### EXERCISE DETAILS
Copy exactly, leaving out every image, the lines from the one with "Give me the" through the one with "import * as", inclusive.

### STORED DATA
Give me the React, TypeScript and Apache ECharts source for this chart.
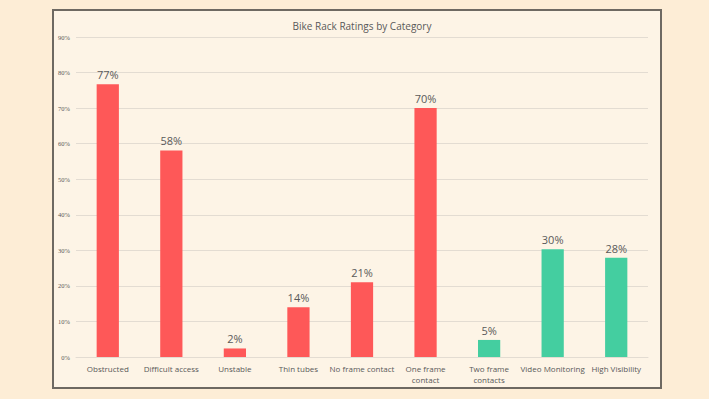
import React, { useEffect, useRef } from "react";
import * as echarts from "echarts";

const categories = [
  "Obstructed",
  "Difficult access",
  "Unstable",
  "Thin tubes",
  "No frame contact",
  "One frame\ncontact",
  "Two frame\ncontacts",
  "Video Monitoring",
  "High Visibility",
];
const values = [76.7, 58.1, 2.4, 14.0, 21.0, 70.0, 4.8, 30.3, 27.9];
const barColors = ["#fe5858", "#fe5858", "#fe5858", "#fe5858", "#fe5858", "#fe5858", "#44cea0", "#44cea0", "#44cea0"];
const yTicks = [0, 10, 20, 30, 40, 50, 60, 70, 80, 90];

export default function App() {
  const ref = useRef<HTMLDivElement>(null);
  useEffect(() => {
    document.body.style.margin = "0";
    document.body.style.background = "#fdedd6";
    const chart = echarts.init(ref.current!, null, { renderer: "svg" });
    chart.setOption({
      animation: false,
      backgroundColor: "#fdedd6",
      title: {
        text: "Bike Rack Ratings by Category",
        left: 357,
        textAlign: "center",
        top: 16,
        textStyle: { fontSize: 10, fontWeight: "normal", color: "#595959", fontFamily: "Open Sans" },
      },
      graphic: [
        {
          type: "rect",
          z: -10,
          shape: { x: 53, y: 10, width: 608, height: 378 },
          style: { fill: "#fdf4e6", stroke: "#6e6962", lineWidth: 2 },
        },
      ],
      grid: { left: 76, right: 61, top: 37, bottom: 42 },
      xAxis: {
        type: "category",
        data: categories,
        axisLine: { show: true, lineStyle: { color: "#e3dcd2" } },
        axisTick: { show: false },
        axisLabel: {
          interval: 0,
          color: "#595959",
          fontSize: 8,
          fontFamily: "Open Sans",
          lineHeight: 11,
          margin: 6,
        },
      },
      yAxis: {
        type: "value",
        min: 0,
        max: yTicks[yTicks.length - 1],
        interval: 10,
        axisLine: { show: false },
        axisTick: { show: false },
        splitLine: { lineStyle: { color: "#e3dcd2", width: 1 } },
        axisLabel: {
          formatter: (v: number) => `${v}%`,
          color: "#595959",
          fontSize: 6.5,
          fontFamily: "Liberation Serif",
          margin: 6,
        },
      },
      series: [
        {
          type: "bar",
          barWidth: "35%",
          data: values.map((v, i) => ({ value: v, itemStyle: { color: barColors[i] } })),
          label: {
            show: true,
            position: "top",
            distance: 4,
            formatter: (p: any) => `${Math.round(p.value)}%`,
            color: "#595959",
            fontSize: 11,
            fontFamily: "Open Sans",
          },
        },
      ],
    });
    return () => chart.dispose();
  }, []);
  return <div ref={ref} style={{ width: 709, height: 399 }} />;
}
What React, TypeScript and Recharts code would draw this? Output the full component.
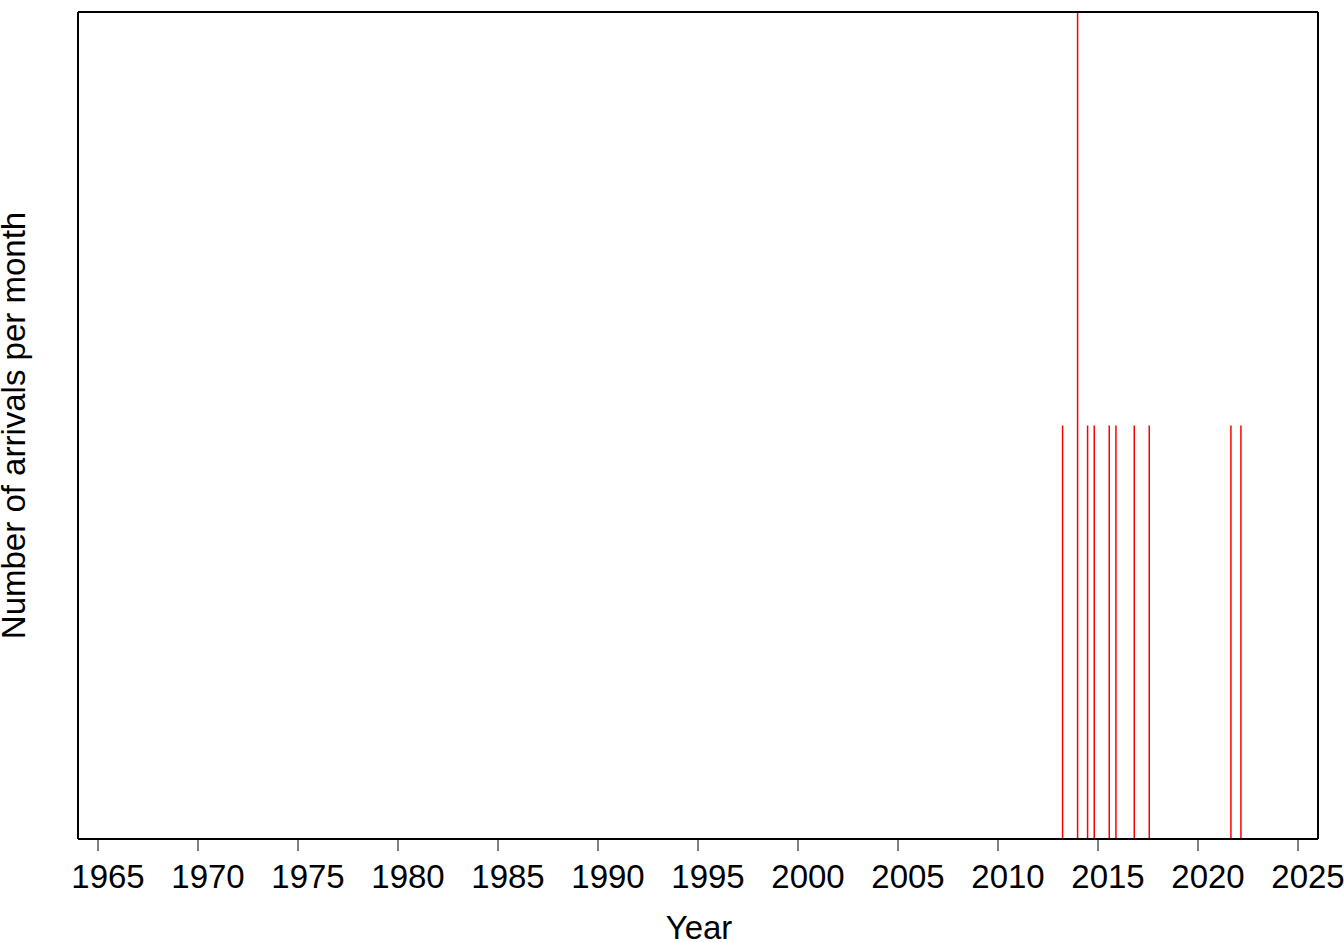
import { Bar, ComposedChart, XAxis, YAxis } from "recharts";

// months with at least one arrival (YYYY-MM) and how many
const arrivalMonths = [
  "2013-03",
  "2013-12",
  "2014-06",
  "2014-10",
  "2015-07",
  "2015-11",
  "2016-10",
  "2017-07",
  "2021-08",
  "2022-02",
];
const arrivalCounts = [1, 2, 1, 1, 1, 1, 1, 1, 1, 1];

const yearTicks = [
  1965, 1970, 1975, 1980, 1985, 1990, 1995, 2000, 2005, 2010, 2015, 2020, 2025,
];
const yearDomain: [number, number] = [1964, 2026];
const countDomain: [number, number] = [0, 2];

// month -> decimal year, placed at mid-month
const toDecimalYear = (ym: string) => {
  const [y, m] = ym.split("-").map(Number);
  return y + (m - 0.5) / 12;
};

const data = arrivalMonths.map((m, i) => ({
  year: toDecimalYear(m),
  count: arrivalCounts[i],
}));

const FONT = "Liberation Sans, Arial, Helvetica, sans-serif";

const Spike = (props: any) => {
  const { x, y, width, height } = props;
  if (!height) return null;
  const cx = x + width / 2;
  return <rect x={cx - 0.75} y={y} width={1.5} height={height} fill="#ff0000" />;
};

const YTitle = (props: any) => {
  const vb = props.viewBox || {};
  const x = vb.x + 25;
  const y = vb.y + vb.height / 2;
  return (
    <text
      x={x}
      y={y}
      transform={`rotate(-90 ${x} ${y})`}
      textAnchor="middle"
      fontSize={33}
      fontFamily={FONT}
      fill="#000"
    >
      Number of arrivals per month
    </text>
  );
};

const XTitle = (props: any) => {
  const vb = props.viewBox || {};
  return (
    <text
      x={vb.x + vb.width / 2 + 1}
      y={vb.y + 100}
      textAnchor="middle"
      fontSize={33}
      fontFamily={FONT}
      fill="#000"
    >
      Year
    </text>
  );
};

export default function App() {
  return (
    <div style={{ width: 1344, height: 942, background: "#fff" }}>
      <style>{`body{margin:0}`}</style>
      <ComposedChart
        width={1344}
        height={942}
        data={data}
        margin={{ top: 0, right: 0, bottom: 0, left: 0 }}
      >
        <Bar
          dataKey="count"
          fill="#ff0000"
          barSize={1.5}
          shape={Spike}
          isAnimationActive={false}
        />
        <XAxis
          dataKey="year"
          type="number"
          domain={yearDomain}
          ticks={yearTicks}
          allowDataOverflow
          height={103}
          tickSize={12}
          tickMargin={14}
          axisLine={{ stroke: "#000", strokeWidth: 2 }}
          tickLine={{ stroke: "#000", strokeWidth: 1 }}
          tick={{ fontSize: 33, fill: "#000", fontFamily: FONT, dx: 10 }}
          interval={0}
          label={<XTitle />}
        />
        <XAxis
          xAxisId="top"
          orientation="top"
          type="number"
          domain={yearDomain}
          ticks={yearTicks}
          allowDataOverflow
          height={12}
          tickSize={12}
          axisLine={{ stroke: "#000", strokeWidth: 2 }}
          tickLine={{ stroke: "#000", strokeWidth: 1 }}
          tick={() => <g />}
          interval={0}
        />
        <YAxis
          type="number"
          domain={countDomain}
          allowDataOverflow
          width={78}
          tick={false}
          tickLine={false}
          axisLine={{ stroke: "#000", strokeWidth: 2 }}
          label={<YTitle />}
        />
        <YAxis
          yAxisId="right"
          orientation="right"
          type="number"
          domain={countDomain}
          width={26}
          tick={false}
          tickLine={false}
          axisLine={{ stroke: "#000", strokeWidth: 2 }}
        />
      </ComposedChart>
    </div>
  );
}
--
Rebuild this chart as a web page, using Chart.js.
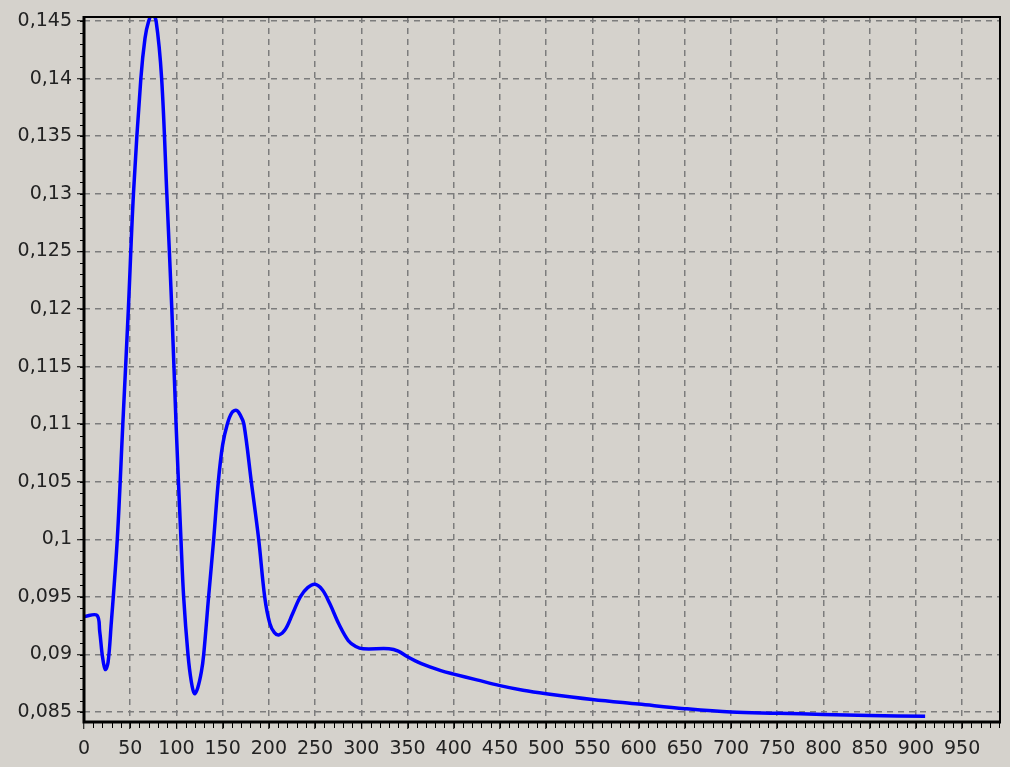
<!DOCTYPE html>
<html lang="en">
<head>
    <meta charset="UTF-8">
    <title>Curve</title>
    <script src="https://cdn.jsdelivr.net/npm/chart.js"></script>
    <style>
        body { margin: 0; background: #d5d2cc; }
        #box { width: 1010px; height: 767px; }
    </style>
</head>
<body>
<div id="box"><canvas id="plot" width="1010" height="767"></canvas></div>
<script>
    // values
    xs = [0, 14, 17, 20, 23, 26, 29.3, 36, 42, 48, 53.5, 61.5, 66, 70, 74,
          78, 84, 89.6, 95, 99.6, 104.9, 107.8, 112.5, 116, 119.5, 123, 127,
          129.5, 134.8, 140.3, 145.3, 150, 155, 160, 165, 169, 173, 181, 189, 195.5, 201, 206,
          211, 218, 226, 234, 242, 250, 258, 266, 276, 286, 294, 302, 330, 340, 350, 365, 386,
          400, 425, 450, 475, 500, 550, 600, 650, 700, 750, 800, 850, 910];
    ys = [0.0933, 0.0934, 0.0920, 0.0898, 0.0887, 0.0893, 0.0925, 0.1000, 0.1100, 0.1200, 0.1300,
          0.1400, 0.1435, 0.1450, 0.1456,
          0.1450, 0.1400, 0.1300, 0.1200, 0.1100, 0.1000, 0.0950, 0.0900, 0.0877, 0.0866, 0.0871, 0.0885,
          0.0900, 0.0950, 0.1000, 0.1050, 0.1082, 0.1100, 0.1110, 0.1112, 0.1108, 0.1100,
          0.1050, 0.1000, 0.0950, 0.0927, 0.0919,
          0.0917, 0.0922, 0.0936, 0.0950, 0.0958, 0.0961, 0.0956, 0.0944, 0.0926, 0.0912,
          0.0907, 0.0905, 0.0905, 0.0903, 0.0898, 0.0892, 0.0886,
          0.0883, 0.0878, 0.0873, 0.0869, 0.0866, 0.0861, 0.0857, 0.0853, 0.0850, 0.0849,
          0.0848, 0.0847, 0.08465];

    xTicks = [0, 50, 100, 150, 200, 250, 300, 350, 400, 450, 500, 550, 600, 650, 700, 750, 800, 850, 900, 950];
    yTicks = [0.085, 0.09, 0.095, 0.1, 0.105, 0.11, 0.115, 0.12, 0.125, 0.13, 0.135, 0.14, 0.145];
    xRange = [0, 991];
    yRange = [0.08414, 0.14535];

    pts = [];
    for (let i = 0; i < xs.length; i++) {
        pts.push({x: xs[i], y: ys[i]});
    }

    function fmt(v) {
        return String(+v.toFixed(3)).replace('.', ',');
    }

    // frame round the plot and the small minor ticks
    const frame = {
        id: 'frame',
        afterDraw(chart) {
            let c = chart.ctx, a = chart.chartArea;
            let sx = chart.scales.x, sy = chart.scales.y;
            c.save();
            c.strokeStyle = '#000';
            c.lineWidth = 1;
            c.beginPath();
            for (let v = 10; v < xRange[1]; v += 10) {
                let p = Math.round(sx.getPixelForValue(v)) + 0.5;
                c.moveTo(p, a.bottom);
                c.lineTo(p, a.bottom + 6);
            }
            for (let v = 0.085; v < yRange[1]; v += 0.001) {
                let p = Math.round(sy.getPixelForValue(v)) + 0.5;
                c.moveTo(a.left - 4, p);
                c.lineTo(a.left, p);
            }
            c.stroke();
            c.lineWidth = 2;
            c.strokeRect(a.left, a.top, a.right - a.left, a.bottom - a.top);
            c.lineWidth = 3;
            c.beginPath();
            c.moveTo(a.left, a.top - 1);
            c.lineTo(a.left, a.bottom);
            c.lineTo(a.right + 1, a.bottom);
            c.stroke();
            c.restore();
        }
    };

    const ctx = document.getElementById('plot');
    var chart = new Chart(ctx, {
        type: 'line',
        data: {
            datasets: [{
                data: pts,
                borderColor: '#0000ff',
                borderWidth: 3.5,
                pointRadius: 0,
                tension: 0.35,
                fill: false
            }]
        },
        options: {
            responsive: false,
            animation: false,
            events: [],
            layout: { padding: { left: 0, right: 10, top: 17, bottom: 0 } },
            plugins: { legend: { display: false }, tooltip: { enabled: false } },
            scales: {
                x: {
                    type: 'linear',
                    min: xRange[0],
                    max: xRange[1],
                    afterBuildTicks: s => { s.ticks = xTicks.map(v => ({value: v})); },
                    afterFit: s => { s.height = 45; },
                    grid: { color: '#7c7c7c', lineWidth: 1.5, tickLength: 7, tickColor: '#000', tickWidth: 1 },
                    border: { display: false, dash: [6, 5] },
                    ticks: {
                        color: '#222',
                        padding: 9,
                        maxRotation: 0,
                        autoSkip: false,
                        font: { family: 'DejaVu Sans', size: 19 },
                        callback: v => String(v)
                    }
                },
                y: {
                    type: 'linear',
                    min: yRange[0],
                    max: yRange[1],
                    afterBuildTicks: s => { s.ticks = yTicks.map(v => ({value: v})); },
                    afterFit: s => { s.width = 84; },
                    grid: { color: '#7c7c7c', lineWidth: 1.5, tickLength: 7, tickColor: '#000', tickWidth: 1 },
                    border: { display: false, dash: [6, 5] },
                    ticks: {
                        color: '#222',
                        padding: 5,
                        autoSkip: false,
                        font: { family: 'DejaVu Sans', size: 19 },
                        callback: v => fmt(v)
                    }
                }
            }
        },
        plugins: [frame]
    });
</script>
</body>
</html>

### OUTPUT OF THE EXERCISE
Give me the React, TypeScript and Apache ECharts source for this chart.
import React, { useEffect, useRef } from "react";
import * as echarts from "echarts";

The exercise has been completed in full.